You would say this much about Arsenal, too: they might not win anything these days, but they play the game the way we like to see it played - in other words, in such a way that it's no longer too much of a problem to take six points off them in the course of a season, scoring five, including three at their place, and not conceding any.

Mind you, at the risk of uttering a heresy and encouraging large, smoking thunder bolts to take me out at my desk, as I type, how much fun is it, in fact, to watch Arsenal these days? I mean, lovely triangles, and everything. And I enjoy a quick pass and a darting run as much as the next person. Even so, witnessing Arsenal pass and dart themselves triangularly all the way back down the tunnel on Sunday, I couldn't quite suppress the sneaking feeling that, if I had to watch that every week, I would eventually go ever so slightly mad and start chewing on the back of the seat in front of me. Or even chewing on the back of the person in front of me, which might not go down well.

It's like the entire squad is locked in the grip of some terrible old wife's tale. 'Shoot? Ooh, you don't wanna do that.

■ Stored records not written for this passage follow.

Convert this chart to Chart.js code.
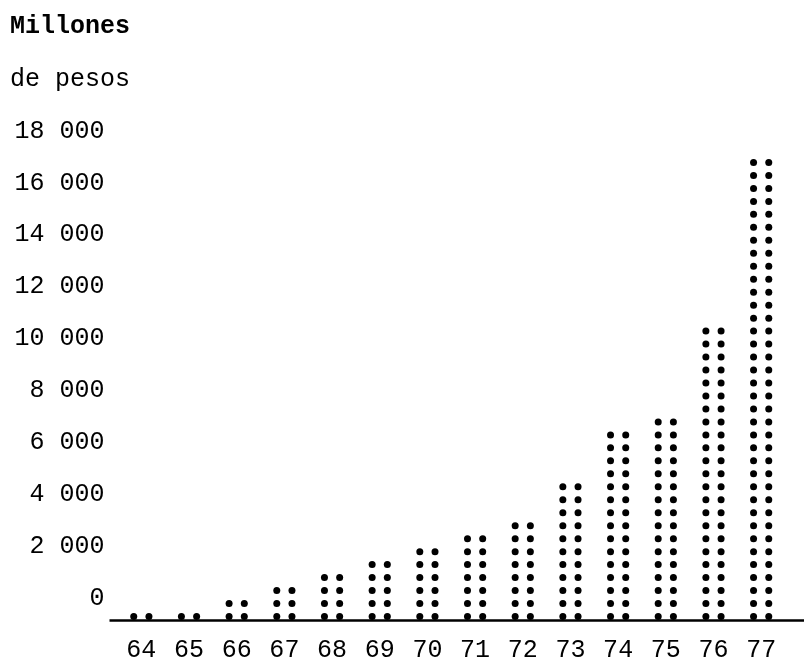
<!DOCTYPE html>
<html>
<head>
<meta charset="utf-8">
<script src="https://cdn.jsdelivr.net/npm/chart.js@4/dist/chart.umd.min.js"></script>
<style>
  html, body { margin: 0; padding: 0; background: #fff; }
  #wrap { width: 804px; height: 661px; }
</style>
</head>
<body>
<div id="wrap"><canvas id="dotChart"></canvas></div>
<script>
// years (x axis) and amounts in millions of pesos
const years = ["64", "65", "66", "67", "68", "69", "70", "71", "72", "73", "74", "75", "76", "77"];
const amounts = [250, 250, 770, 1220, 1670, 2250, 2650, 3230, 3760, 5220, 7250, 7720, 11220, 17690];
const yTicks = [0, 2000, 4000, 6000, 8000, 10000, 12000, 14000, 16000, 18000];
const dotValue = 500; // one typed dot stands for 500 million

const FONT = "'Liberation Mono', 'DejaVu Sans Mono', monospace";
const INK = "#000";

// typewriter style: every bar is two columns of dots, plus a baseline
const dotBars = {
  id: "dotBars",
  afterDatasetsDraw(chart) {
    const ctx = chart.ctx;
    const yScale = chart.scales.y;
    const meta = chart.getDatasetMeta(0);
    const r = 3.5;
    const gap = 7.6;

    ctx.save();
    ctx.fillStyle = "#000";
    meta.data.forEach(function (bar, i) {
      const n = Math.ceil(amounts[i] / dotValue);
      for (let k = 0; k < n; k++) {
        const py = yScale.getPixelForValue(k * dotValue) - r;
        [-gap, gap].forEach(function (dx) {
          ctx.beginPath();
          ctx.arc(bar.x + dx, py, r, 0, Math.PI * 2);
          ctx.fill();
        });
      }
    });

    // baseline runs a bit left of the first bar and off the right edge
    const base = yScale.getPixelForValue(0);
    ctx.strokeStyle = "#000";
    ctx.lineWidth = 2.5;
    ctx.beginPath();
    ctx.moveTo(chart.chartArea.left - 8, base + 0.5);
    ctx.lineTo(chart.width, base + 0.5);
    ctx.stroke();
    ctx.restore();
  },
};

const ctx = document.getElementById("dotChart").getContext("2d");
new Chart(ctx, {
  type: "bar",
  data: {
    labels: years,
    datasets: [
      {
        label: "Millones de pesos",
        data: amounts,
        backgroundColor: "rgba(0,0,0,0)",
        borderWidth: 0,
      },
    ],
  },
  options: {
    responsive: true,
    maintainAspectRatio: false,
    animation: false,
    layout: {
      padding: { left: 10, right: 19, top: 0, bottom: 0 },
    },
    plugins: {
      legend: { display: false },
      tooltip: { enabled: false },
      title: {
        display: true,
        text: "Millones",
        align: "start",
        color: INK,
        font: { family: FONT, size: 25, weight: "bold" },
        padding: { top: 12, bottom: 0 },
      },
      subtitle: {
        display: true,
        text: "de pesos",
        align: "start",
        color: INK,
        font: { family: FONT, size: 25 },
        padding: { top: 22, bottom: 59 },
      },
    },
    scales: {
      x: {
        grid: { display: false },
        border: { display: false },
        afterFit: function (scale) {
          scale.height = 41;
        },
        ticks: {
          color: INK,
          font: { family: FONT, size: 25 },
          padding: 7,
          maxRotation: 0,
        },
      },
      y: {
        min: 0,
        max: 18000,
        grid: { display: false },
        border: { display: false },
        afterBuildTicks: function (scale) {
          scale.ticks = yTicks.map(function (v) { return { value: v }; });
        },
        afterFit: function (scale) {
          scale.width = 107.5;
        },
        ticks: {
          color: INK,
          font: { family: FONT, size: 25 },
          padding: 5,
          labelOffset: -22,
          callback: function (value) {
            return String(value).replace(/\B(?=(\d{3})+(?!\d))/g, " ");
          },
        },
      },
    },
  },
  plugins: [dotBars],
});
</script>
</body>
</html>
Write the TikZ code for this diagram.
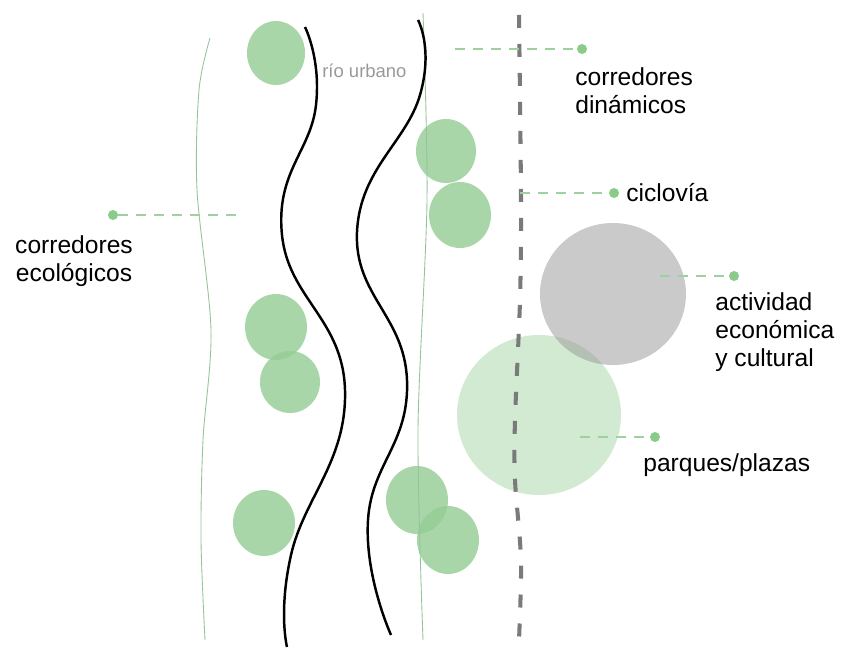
\documentclass[tikz,border=0pt]{standalone}
\usepackage{fontspec}
\setmainfont{Liberation Sans}
\definecolor{treegreen}{HTML}{94CC94}
\definecolor{parkgreen}{HTML}{D2EAD2}
\definecolor{plazagray}{HTML}{CACACA}
\definecolor{mixgray}{HTML}{B4C0B4}
\definecolor{edgegreen}{HTML}{93C49D}
\definecolor{leadgreen}{HTML}{9DD29F}
\definecolor{dotgreen}{HTML}{8ACB8C}
\definecolor{bikegray}{HTML}{7A7A7A}
\begin{document}
\begin{tikzpicture}[x=0.02cm,y=-0.02cm,
  every node/.style={font=\fontsize{14}{16}\selectfont},
  tree/.style={fill=treegreen,opacity=0.8},
  lead/.style={leadgreen,line width=1.1pt,dash pattern=on 0.2cm off 0.16cm},
  leaddot/.style={circle,fill=dotgreen,inner sep=0pt,minimum size=0.2cm},
  label/.style={inner sep=0pt,align=left}]
  \useasboundingbox (0,0) rectangle (852,662);
  \fill [tree] (276,53) ellipse [x radius=29,y radius=32];
  \fill [tree] (446,151) ellipse [x radius=30,y radius=32];
  \fill [tree] (460,215) ellipse [x radius=31,y radius=33];
  \fill [tree] (276,327) ellipse [x radius=31,y radius=33];
  \fill [tree] (290,382) ellipse [x radius=30,y radius=31];
  \fill [tree] (264,523) ellipse [x radius=31,y radius=33];
  \fill [tree] (417,500) ellipse [x radius=31,y radius=34];
  \fill [tree] (448,540) ellipse [x radius=31,y radius=34];
  \fill [parkgreen] (539,415) ellipse [x radius=82,y radius=80];
  \fill [plazagray] (613,294) ellipse [x radius=73,y radius=71];
  \begin{scope}
    \clip (539,415) ellipse [x radius=82,y radius=80];
    \fill [mixgray] (613,294) ellipse [x radius=73,y radius=71];
  \end{scope}
  \draw [edgegreen,line width=0.5pt] plot [smooth] coordinates {(210,38) (199,90) (197,190) (211,330) (203,440) (201,540) (205,640)};
  \draw [edgegreen,line width=0.5pt] plot [smooth] coordinates {(423,13) (427,200) (418,430) (423,640)};
  \draw [line width=1.4pt] plot [smooth,tension=0.8] coordinates {(305,27) (316,105) (282,235) (345,390) (291,555) (287,647)};
  \draw [line width=1.4pt] plot [smooth,tension=0.8] coordinates {(418,20) (420,95) (357,232) (407,380) (368,520) (391,635)};
  \draw [bikegray,line width=2.3pt,dash pattern=on 0.26cm off 0.32cm] plot [smooth] coordinates {(519,15) (521,200) (520,300) (515,420) (515,480) (521,560) (519,640)};
  \node [gray!80,font=\fontsize{10.5}{12}\selectfont,anchor=west,inner sep=0pt] (rio) at (322,71) {río urbano};
  \node [leaddot] (dinDot) at (582,49) {};
  \node [leaddot] (cicDot) at (614,193) {};
  \node [leaddot] (ecoDot) at (113,215) {};
  \node [leaddot] (actDot) at (734,276) {};
  \node [leaddot] (parDot) at (655,437) {};
  \coordinate (dinEnd) at (455,49);
  \coordinate (cicEnd) at (520,193);
  \coordinate (ecoEnd) at (240,215);
  \coordinate (actEnd) at (660,276);
  \coordinate (parEnd) at (580,437);
  \draw [lead] (dinEnd) -- (dinDot);
  \draw [lead] (cicEnd) -- (cicDot);
  \draw [lead] (ecoDot) -- (ecoEnd);
  \draw [lead] (actEnd) -- (actDot);
  \draw [lead] (parEnd) -- (parDot);
  \node [label,anchor=west] (din) at (575,91) {corredores\\dinámicos};
  \node [label,anchor=west] (cic) at (626,193) {ciclovía};
  \node [label,align=center] (eco) at (74,261) {corredores\\ecológicos};
  \node [label,anchor=west] (act) at (715,332) {actividad\\económica\\y cultural};
  \node [label,anchor=west] (par) at (643,465) {parques/plazas};
\end{tikzpicture}
\end{document}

If you shoot, you'll go blind and your toes will turn green and drop off, you see if I'm not right.'

Anyway, Wenger's list of dismissals grows longer. Aston Villa? Long ball side. Manchester United? Intimidatingly aggressive and borderline illegal. Chelsea? 'We didn't really get a demonstration of football.'

Well, he might have been right about United. But it's not hard to see the thread here. It's the teams who have the temerity to get in the way of Arsenal that tend to bring the Professor to the lectern. And we beat Arsenal so, accordingly, we must face the fact that we are the enemy of football.

Ah, well. UEFA thought that, too, and we got over it eventually, by hard work and application. Keep striving, everybody. Little by little, bit by bit.